Frequently Asked Questions
Can I promise staff that AI will not affect their jobs?
Do not make that promise unless you are certain. A better promise is that you will be transparent, consult properly where roles may change, invest in retraining where practical, and keep humans responsible for employment decisions.
Which roles are most exposed to AI in a small UK business?
Roles with repeated digital admin are most exposed: customer support triage, finance processing, CRM updates, document handling, reporting, marketing repurposing, and scheduling. Roles requiring judgement, relationships, negotiation, accountability, or physical presence are usually changed rather than replaced.
Should we tell staff before we start testing AI tools?
Yes, if the testing touches their work or data.

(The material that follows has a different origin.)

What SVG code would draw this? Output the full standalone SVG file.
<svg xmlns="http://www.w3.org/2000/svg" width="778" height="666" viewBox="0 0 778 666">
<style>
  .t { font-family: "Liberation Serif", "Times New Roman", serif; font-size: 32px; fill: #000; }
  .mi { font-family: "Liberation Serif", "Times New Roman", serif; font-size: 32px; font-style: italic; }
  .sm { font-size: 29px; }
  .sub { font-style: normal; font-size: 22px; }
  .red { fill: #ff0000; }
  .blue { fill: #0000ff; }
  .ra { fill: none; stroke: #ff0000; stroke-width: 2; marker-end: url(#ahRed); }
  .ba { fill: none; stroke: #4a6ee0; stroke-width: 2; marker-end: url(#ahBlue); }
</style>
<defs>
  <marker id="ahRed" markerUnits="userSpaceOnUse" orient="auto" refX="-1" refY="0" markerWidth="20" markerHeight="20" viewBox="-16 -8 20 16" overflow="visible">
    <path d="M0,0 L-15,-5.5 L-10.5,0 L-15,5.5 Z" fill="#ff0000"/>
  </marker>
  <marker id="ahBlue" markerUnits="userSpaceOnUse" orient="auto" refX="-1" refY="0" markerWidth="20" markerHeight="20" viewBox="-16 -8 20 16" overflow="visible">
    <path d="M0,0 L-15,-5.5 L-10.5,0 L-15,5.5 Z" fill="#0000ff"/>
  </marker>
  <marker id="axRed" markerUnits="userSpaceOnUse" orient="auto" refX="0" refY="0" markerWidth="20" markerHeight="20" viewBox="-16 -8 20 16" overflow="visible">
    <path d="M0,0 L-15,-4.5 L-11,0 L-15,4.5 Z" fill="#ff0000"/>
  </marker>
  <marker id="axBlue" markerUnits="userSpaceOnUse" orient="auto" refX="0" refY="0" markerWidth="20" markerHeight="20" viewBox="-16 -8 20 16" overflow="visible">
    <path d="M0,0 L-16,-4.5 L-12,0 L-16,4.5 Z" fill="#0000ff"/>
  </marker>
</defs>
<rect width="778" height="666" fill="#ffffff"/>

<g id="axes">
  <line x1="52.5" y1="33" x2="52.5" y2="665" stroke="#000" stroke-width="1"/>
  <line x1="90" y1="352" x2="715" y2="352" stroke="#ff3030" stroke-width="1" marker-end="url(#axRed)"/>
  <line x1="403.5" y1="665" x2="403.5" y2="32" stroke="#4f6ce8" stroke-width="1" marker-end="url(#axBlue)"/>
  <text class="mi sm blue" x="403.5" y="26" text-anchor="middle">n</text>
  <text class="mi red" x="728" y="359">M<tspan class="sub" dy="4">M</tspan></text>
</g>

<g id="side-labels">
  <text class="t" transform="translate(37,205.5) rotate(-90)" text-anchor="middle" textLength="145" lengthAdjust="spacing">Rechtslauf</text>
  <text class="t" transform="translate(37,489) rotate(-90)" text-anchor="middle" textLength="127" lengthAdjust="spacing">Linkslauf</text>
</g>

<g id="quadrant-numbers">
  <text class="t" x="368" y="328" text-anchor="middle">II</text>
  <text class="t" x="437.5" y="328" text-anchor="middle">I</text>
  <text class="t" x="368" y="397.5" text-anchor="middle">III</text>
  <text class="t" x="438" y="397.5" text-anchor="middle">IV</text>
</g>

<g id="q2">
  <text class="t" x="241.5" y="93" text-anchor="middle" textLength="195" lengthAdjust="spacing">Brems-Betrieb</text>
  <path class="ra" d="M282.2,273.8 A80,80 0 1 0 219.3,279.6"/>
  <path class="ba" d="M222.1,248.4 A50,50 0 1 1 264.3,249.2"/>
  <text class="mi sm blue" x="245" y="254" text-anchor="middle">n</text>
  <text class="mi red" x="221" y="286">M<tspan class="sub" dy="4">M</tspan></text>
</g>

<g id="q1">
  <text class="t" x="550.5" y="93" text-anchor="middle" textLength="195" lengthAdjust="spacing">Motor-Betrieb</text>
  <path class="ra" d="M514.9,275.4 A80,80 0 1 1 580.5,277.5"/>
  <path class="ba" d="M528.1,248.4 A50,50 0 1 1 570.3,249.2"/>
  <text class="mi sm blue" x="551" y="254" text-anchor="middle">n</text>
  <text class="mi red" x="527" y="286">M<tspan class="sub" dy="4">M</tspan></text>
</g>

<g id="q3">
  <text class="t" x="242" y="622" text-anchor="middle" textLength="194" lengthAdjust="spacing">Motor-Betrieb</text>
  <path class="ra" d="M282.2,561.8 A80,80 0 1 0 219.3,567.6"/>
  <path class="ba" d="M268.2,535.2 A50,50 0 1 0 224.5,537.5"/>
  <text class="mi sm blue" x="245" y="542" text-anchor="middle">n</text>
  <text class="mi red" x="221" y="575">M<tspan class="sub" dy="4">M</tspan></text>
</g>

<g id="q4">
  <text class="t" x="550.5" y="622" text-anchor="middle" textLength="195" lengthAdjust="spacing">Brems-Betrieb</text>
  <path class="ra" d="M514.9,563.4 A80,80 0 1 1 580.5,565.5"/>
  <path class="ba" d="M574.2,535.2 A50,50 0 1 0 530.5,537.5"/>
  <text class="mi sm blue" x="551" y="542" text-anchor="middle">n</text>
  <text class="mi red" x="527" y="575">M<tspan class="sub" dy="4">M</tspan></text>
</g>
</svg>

You do not need a dramatic announcement for every small experiment, but people should know what is being tested, why, what data is involved, and whether role changes are being considered.

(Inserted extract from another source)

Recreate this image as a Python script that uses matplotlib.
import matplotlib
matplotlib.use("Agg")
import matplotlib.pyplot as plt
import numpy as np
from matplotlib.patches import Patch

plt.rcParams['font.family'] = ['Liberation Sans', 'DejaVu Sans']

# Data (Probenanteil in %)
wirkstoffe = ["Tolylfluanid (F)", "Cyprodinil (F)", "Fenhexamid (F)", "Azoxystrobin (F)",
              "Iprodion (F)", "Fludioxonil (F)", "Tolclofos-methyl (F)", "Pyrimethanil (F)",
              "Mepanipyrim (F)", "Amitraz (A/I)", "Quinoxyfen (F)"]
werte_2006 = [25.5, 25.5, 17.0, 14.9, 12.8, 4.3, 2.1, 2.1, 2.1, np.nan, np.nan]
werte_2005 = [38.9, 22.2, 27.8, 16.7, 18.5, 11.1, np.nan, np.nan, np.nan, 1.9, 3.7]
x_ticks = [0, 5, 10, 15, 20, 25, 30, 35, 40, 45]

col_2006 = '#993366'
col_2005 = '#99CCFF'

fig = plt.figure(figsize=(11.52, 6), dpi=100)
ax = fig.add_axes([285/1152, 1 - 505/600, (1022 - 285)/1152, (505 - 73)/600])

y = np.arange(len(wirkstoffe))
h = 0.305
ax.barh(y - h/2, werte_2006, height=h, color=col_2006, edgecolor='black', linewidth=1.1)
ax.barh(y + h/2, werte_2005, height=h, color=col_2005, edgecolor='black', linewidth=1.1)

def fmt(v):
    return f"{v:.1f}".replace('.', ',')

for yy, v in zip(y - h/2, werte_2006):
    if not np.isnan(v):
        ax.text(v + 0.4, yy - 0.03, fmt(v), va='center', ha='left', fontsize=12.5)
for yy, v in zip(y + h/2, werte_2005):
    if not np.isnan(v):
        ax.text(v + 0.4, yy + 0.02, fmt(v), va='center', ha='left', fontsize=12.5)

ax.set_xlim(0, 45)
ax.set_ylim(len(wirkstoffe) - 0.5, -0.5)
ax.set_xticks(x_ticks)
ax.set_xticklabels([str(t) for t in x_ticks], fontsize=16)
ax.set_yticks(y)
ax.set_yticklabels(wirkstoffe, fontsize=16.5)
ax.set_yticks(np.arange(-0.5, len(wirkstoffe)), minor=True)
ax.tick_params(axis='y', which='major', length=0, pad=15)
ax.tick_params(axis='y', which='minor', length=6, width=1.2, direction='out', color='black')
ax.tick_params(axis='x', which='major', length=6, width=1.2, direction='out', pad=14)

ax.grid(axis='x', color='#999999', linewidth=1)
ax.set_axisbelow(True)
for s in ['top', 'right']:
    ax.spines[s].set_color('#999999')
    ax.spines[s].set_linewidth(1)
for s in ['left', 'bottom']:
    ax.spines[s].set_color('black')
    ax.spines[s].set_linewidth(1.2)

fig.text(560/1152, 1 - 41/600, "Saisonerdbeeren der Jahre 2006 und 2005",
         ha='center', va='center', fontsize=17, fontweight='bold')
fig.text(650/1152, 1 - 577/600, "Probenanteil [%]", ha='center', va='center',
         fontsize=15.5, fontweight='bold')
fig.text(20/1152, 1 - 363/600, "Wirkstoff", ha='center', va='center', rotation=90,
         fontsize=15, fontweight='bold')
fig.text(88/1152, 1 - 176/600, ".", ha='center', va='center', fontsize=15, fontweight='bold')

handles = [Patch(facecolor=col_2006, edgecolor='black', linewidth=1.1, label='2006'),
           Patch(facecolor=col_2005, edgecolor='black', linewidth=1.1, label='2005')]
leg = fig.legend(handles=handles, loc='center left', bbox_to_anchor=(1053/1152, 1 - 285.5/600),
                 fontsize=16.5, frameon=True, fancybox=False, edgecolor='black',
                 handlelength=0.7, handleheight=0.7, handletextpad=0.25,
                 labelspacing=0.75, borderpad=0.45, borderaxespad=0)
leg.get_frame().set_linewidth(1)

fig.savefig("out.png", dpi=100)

How much should we budget for retraining staff?
For a small implementation, budget at least £500-£2,000 per affected person in training time, workshops, documentation, and manager support. The direct course cost may be lower, but the real cost is giving people time to learn and redesign their workflow.
Can AI implementation trigger redundancy consultation?
Yes. If AI changes mean roles may no longer be needed, UK redundancy rules still apply. Take employment law advice before decisions are made, especially if multiple roles are affected or selection between employees is required.
Is it better to hire new AI-skilled staff or retrain existing employees?
Usually retrain first. Existing employees understand your customers, systems, exceptions, and culture. Hire externally when you need specialist technical capability, but do not underestimate the value of internal process knowledge.
What is the biggest mistake employers make when introducing AI?
The biggest mistake is treating AI as a secret cost-cutting project. Staff then resist, managers lose trust, and the implementation misses operational detail. Be clear about the business goal and involve the people who understand the work.